◆ Task instructions
Skip all pictures. Write out the data below from its first line through the line that contains "from matplotlib.ticker import".

◆ Given data

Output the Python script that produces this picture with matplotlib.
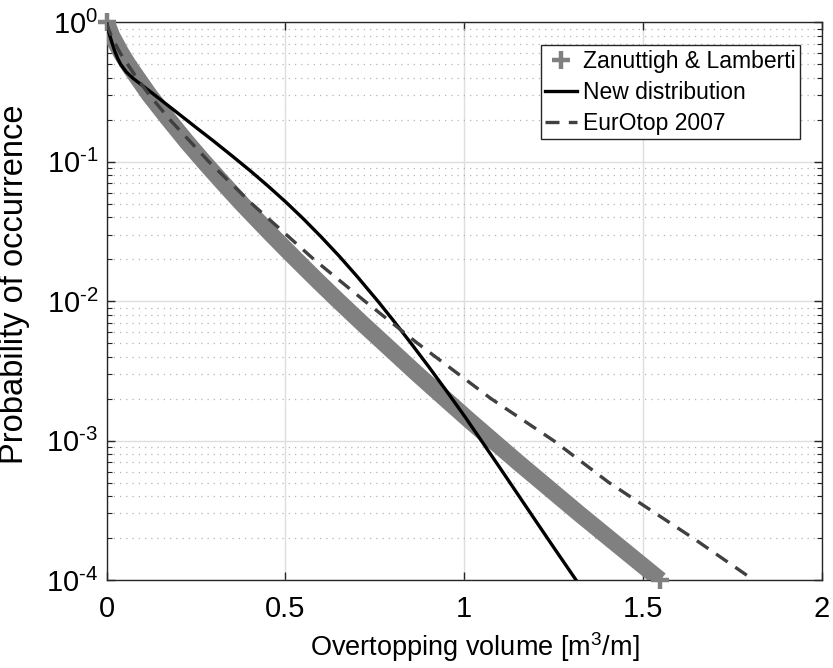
import matplotlib
matplotlib.use("Agg")
import matplotlib.pyplot as plt
from matplotlib.lines import Line2D
from matplotlib.ticker import LogLocator, NullFormatter, FixedLocator, FixedFormatter

plt.rcParams.update({"font.family": ["Liberation Sans", "DejaVu Sans"],
                     "mathtext.fontset": "custom",
                     "mathtext.rm": "Liberation Sans",
                     "mathtext.it": "Liberation Sans:italic",
                     "mathtext.bf": "Liberation Sans:bold",
                     "mathtext.default": "regular"})

GRAY = "#808080"; DASH = "#404040"; AXC = "#262626"

# Zanuttigh & Lamberti data (centre of the marker band)
zl_x = [0.0, 0.0145, 0.041, 0.060, 0.086, 0.120, 0.174, 0.223, 0.272, 0.326,
        0.378, 0.461, 0.529, 0.590, 0.649, 0.713, 0.775, 0.869, 0.946, 1.014,
        1.080, 1.150, 1.218, 1.321, 1.405, 1.479, 1.549]
zl_p = [1.0, 0.8, 0.6, 0.5, 0.4, 0.3, 0.2, 0.14, 0.1, 0.07,
        0.05, 0.03, 0.02, 0.014, 0.01, 0.007, 0.005, 0.003, 0.002, 0.0014,
        0.001, 7e-4, 5e-4, 3e-4, 2e-4, 1.4e-4, 1e-4]

# New distribution
new_x = [0.0, 0.003, 0.009, 0.016, 0.023, 0.031, 0.039, 0.055, 0.075, 0.093,
         0.12, 0.16, 0.20, 0.25, 0.30, 0.35, 0.40, 0.45, 0.50, 0.55,
         0.60, 0.65, 0.70, 0.76, 0.80, 0.85, 0.90, 0.95, 1.00, 1.05,
         1.10, 1.15, 1.20, 1.25, 1.313]
new_p = [1.0, 0.9, 0.8, 0.7, 0.617, 0.55, 0.5, 0.44, 0.394, 0.363,
         0.321, 0.267, 0.222, 0.176, 0.140, 0.1105, 0.0868, 0.0674, 0.0517, 0.0390,
         0.0289, 0.0211, 0.0151, 0.0099, 0.00737, 0.00504, 0.00341, 0.00228, 0.00151, 0.000983,
         0.000638, 0.000412, 0.000266, 0.000172, 0.0001]

# EurOtop 2007
eo_x = [0.0, 0.005, 0.013, 0.038, 0.084, 0.120, 0.177, 0.286, 0.406, 0.579,
        0.722, 0.869, 1.075, 1.25, 1.405, 1.640, 1.81]
eo_p = [1.0, 0.9, 0.8, 0.6, 0.4, 0.3, 0.2, 0.1, 0.05, 0.02,
        0.01, 0.005, 0.002, 0.001, 5e-4, 2e-4, 1e-4]

yticks = [1e-4, 1e-3, 1e-2, 1e-1, 1]
ylabels = [r"$10^{\text{-}4}$", r"$10^{\text{-}3}$", r"$10^{\text{-}2}$",
           r"$10^{\text{-}1}$", r"$10^{0}$"]
xticks = [0, 0.5, 1, 1.5, 2]
xlabels = ["0", "0.5", "1", "1.5", "2"]

fig = plt.figure(figsize=(8.33, 6.68), dpi=100)
fig.patch.set_facecolor("white")
ax = fig.add_axes([0.128, 0.1317, 0.8584, 0.835])

# marker band: thick line plus '+' markers
ax.plot(zl_x, zl_p, color=GRAY, lw=12, solid_capstyle="butt",
        solid_joinstyle="round", zorder=3)
ax.plot(zl_x[::3] + zl_x[-1:], zl_p[::3] + zl_p[-1:], ls="none", marker="+",
        ms=13, mew=3.2, color=GRAY, clip_on=False, zorder=3)
ax.plot(new_x, new_p, color="black", lw=2.4, zorder=4)
ax.plot(eo_x, eo_p, color=DASH, lw=2.4, ls=(0, (4.2, 2.8)), zorder=4)

ax.set_yscale("log")
ax.set_xlim(0, 2); ax.set_ylim(1e-4, 1)
ax.xaxis.set_major_locator(FixedLocator(xticks))
ax.xaxis.set_major_formatter(FixedFormatter(xlabels))
ax.yaxis.set_major_locator(FixedLocator(yticks))
ax.yaxis.set_major_formatter(FixedFormatter(ylabels))
ax.yaxis.set_minor_locator(LogLocator(base=10, subs=range(2, 10), numticks=20))
ax.yaxis.set_minor_formatter(NullFormatter())

ax.grid(True, which="major", color="#dedede", lw=1.0, zorder=0)
ax.grid(True, which="minor", axis="y", color="#b4b4b4", lw=0.9,
        ls=(0, (1, 4)), zorder=0)
ax.set_axisbelow(True)

for s in ax.spines.values():
    s.set_color(AXC); s.set_linewidth(1.0)
ax.tick_params(which="both", direction="in", top=True, right=True,
               colors=AXC, labelcolor="black", labelsize=21)
ax.tick_params(which="major", length=6, width=1.0)
ax.tick_params(axis="x", which="major", pad=11)
ax.tick_params(axis="y", which="major", pad=6)
ax.tick_params(which="minor", length=3.5, width=0.8)

ax.set_xlabel("Overtopping volume [m$^3$/m]", fontsize=19.5)
ax.xaxis.set_label_coords(0.515, -0.09)
ax.set_ylabel("Probability of occurrence", fontsize=23.5)
ax.yaxis.set_label_coords(-0.107, 0.53)

handles = [Line2D([], [], ls="none", marker="+", ms=13, mew=3.2, color=GRAY),
           Line2D([], [], color="black", lw=2.4),
           Line2D([], [], color=DASH, lw=2.4, ls=(0, (4.2, 2.8)))]
labels = ["Zanuttigh & Lamberti", "New distribution", "EurOtop 2007"]
leg = ax.legend(handles, labels, loc="upper right", bbox_to_anchor=(0.970, 0.959),
                borderaxespad=0, fontsize=16.5, frameon=True, fancybox=False,
                handlelength=1.4, handletextpad=0.25, borderpad=0.2,
                labelspacing=0.35)
leg.get_frame().set_edgecolor(AXC); leg.get_frame().set_linewidth(1.0)
leg.get_frame().set_alpha(1)

fig.savefig("out.png", dpi=100, facecolor="white")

◆ Result for this exercise
Output the Python script that produces this picture with matplotlib.
import matplotlib
matplotlib.use("Agg")
import matplotlib.pyplot as plt
from matplotlib.lines import Line2D
from matplotlib.ticker import LogLocator, NullFormatter, FixedLocator, FixedFormatter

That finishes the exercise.